A rally in megacap stocks, better-than-expected earnings season and expectations that the Fed was nearing the end of its rate-hiking cycle have supported Wall Street this year despite concerns about a looming recession and sticky inflation.
“The overall tone of the market is based on the idea that the Fed will pause its increases,” said Rick Meckler, partner at Cherry Lane Investments. “As it pauses, the broader market will start to rally and maybe catch up with the large-cap tech stocks that have led the way up until now.”
Shares in tech companies including Apple Inc (AAPL.O), Microsoft Corp (MSFT.O), Advanced Micro Devices (AMD.O) and Nvidia Corp (NVDA.O) rose between 0.3% and 3.2% after retreating earlier this week.
Traders see a 72% chance of the U.S. central bank holding interest rates at the current 5%-5.25% range in its June 13-14 policy meeting, according to CMEGroup’s Fedwatch tool.
Consumer prices data on Tuesday will help shape expectations around further moves by the Fed, with traders already pricing in a 50% chance of another 25-basis-point rate hike in July.
“Some of what has been supporting equities is resilient economic data.
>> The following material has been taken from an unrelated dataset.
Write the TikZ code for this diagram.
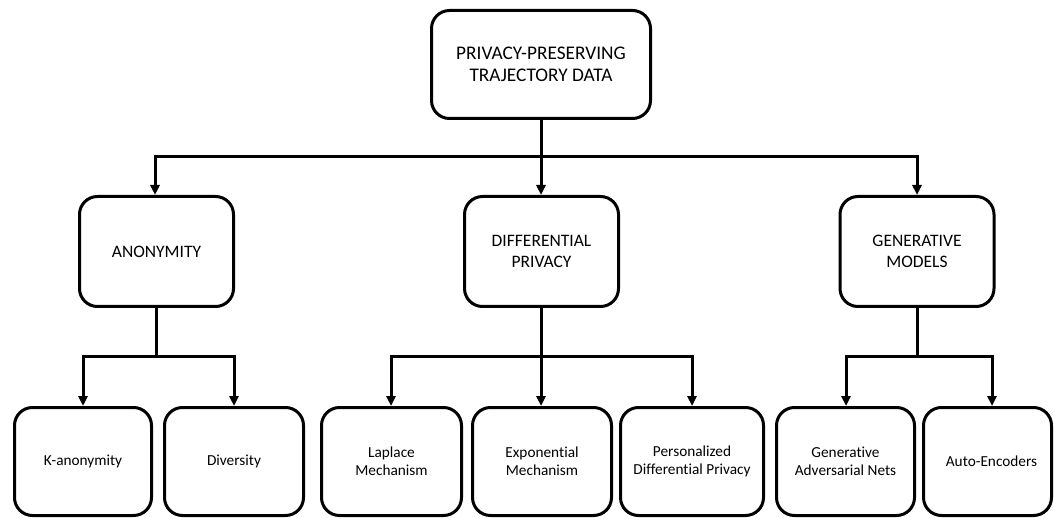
\documentclass[tikz,border=0pt]{standalone}
\usepackage{fontspec}
\setmainfont{Carlito}[Ligatures=NoCommon]
\usetikzlibrary{arrows.meta}

\tikzset{
  box/.style={draw=black, line width=3pt, rounded corners=18pt, fill=white,
    align=center, inner sep=0pt},
  rootbox/.style={box, minimum width=219pt, minimum height=108pt,
    font=\fontsize{19.3}{22.3}\selectfont},
  catbox/.style={box, minimum width=154pt, minimum height=110pt,
    font=\fontsize{17.5}{21.7}\selectfont},
  leafbox/.style={box, minimum height=108pt,
    font=\fontsize{15.3}{18.3}\selectfont},
  conn/.style={draw=black, line width=3pt},
  arr/.style={conn, -{Triangle[length=10pt,width=9pt]}}
}

\begin{document}
\begin{tikzpicture}[x=1pt, y=-1pt]
  \useasboundingbox (0,0) rectangle (1054,518);

  % root
  \node[rootbox] (root) at (541,64.5) {PRIVACY-PRESERVING\\TRAJECTORY DATA};

  % categories
  \node[catbox] (anon) at (156.5,251.5) {ANONYMITY};
  \node[catbox] (dp)   at (541.5,251.5) {DIFFERENTIAL\\PRIVACY};
  \node[catbox] (gen)  at (917,251.5)   {GENERATIVE\\MODELS};

  % techniques
  \node[leafbox, minimum width=137pt] (kanon) at (83,461.5)    {K-anonymity};
  \node[leafbox, minimum width=139pt] (div)   at (234,461.5)   {Diversity};
  \node[leafbox, minimum width=140pt] (lap)   at (391.5,461.5) {Laplace\\Mechanism};
  \node[leafbox, minimum width=139pt] (expm)  at (542,461.5)   {Exponential\\Mechanism};
  \node[leafbox, minimum width=143pt] (pers)  at (692,461.5)   {Personalized\\Differential Privacy};
  \node[leafbox, minimum width=138pt] (gan)   at (845.5,461.5) {Generative\\Adversarial Nets};
  \node[leafbox, minimum width=128pt] (ae)    at (987.5,461.5) {\hspace*{8pt}Auto-Encoders};

  % branch points
  \coordinate (j0) at (541,157);
  \coordinate (j1) at (156,356);
  \coordinate (j2) at (541,356);
  \coordinate (j3) at (917,356);

  % root -> categories
  \draw[conn] (root.south) -- (j0);
  \draw[arr] (j0) -| (anon.north -| 155,0);
  \draw[arr] (j0) -- (dp.north -| j0);
  \draw[arr] (j0) -| (gen.north);

  % anonymity -> techniques
  \draw[conn] (anon.south -| j1) -- (j1);
  \draw[arr] (j1) -| (kanon.north);
  \draw[arr] (j1) -| (div.north);

  % differential privacy -> techniques
  \draw[conn] (dp.south -| j2) -- (j2);
  \draw[arr] (j2) -| (lap.north -| 391,0);
  \draw[arr] (j2) -- (expm.north -| j2);
  \draw[arr] (j2) -| (pers.north);

  % generative models -> techniques
  \draw[conn] (gen.south) -- (j3);
  \draw[arr] (j3) -| (gan.north -| 846,0);
  \draw[arr] (j3) -| ([xshift=4.5pt]ae.north);
\end{tikzpicture}
\end{document}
But to the extent that inflation remains elevated, the Fed may have to do a little bit more,” said Roosevelt Bowman, senior investment strategist at Bernstein Private Wealth Management.
The CBOE Volatility index (.VIX), commonly known as Wall Street’s fear gauge, edged up after sinking to a fresh pre-pandemic level of 13.53 points on Thursday.
At 12:04 p.m. ET, the Dow Jones Industrial Average (.DJI) was down 9.22 points, or 0.03%, at 33,824.39, the S&P 500 (.SPX) was up 3.26 points, or 0.08%, at 4,297.19, and the Nasdaq Composite (.IXIC) was up 18.88 points, or 0.14%, at 13,257.41.
Target Corp (TGT.N) slipped 2.0% after Citi downgraded the big-box retailer to “neutral”, saying sales could fall further this year amid a challenging macro backdrop.
Adobe Inc (ADBE.O) added 4.5% after Wells Fargo upgraded it to “overweight”, saying the Photoshop software maker was poised to benefit from the generative AI boom.
Netflix Inc (NFLX.O) gained 2.5% following a report that its subscriptions jumped after the streaming giant’s crackdown on password sharing.
Declining issues outnumbered advancers by a 1.56-to-1 ratio on the NYSE and a 1.61-to-1 ratio on the Nasdaq.
The S&P index recorded 13 new 52-week highs and five new lows, while the Nasdaq recorded 69 new highs and 32 new lows.